AMHERST, MASSACHUSETTS AND THE PIONEER VALLEY








Wednesday, May 4, 2016

The Bad-Ass Librarians of Timbuktu: A Title of Uncommon Stickiness




The [just published] Bad-Ass Librarians of Timbuktu by Joshua Hammer sports a title that sets viscosity records in mental stickiness. It reminds us by example that titles are much more than accessories or afterthoughts. Would I have opened the book, Heroic Librarians Save the Day down Sub-Sahara Way? Probably not.  
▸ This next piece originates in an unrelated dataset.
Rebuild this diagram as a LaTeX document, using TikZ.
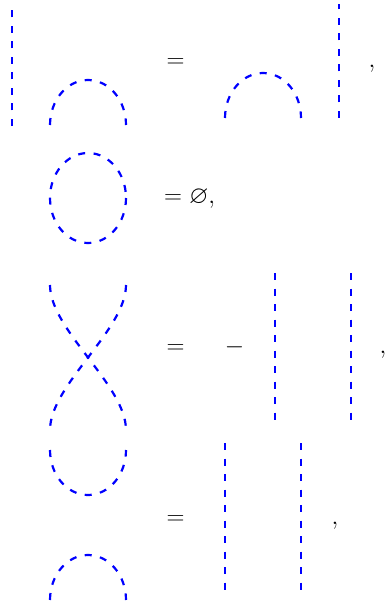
\documentclass[tikz,border=0pt]{standalone}
\usepackage{amsmath, amssymb}
\usepackage{tikz}

\begin{document}
\begin{tikzpicture}[x=1pt, y=-1pt,
  strand/.style={draw=blue, line width=2.2pt, dash pattern=on 7pt off 8.5pt},
  sym/.style={anchor=base, inner sep=0pt, font=\fontsize{25}{30}\selectfont}]

\useasboundingbox (0,0) rectangle (386,607);

% first relation
\draw[strand] (12,126) -- (12,10);
\draw[strand] (50,125) arc[start angle=180, end angle=360, x radius=38, y radius=45];
\node (eq1) at (175.5,68) [sym] {$=$};
\draw[strand] (225,118) arc[start angle=180, end angle=360, x radius=38, y radius=45];
\draw[strand] (339,118) -- (339,4);
\node (comma1) at (372,68) [sym] {$,$};

% closed loop
\draw[strand] (88,198) ellipse[x radius=38, y radius=45];
\node (eq2) at (164,203) [sym, anchor=base west] {$=\varnothing,$};

% crossing
\draw[strand] (50,285) .. controls (50,330) and (126,385) .. (126,430);
\draw[strand] (126,285) .. controls (126,330) and (50,385) .. (50,430);
\node (eq3) at (175.5,353.5) [sym] {$=$};
\node (minus) at (234.5,353.5) [sym] {$-$};
\draw[strand] (275,273) -- (275,424);
\draw[strand] (351,273) -- (351,424);
\node (comma3) at (383,353.5) [sym] {$,$};

% cup and cap
\draw[strand] (50,450) arc[start angle=180, end angle=0, x radius=38, y radius=45];
\draw[strand] (50,600) arc[start angle=180, end angle=360, x radius=38, y radius=45];
\node (eq4) at (175.5,524) [sym] {$=$};
\draw[strand] (225,443) -- (225,594);
\draw[strand] (301,443) -- (301,594);
\node (comma4) at (335,524) [sym] {$,$};

\end{tikzpicture}
\end{document}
A title—bad-ass or otherwise—contributes disproportionately to a book’s identity. And it wields added weight via the Primacy Effect, which skews the impact of messages positioned up front.
The above title succeeds on multiple fronts. Each of its components—i.e., bad-ass librarians; Timbuktu—evokes concrete images. And their juxtaposition is amusingly anomalous. You just might  open the book to find out why.

Preserving Culture


What’s more, the title’s got rhythm. Individually and in combination, its components aid and abet percussive, polyrhythmic cadences. On first and subsequent hearings, the title’s 11-syllable play-out seemed vaguely familiar. Then I remembered the Owl and the Pussycat:



The Bad-Ass            Librarians of                            Timbuktu

The     Owl               and the pussy cat                    went to sea

My only misgiving with all this is that in lending the title dominance on the book’s cover/dust jacket, the publisher has diminished clarity by deploying a stylized fancy-ass cursive (sse first graphic). By the way, the book is a gracefully written deep dive into Mali's beautiful literary and musical heritage—a culture (among others) that is at risk at the hands of bad-asses (not the librarians) who infuse their transcendent aims with testosterone poisoning.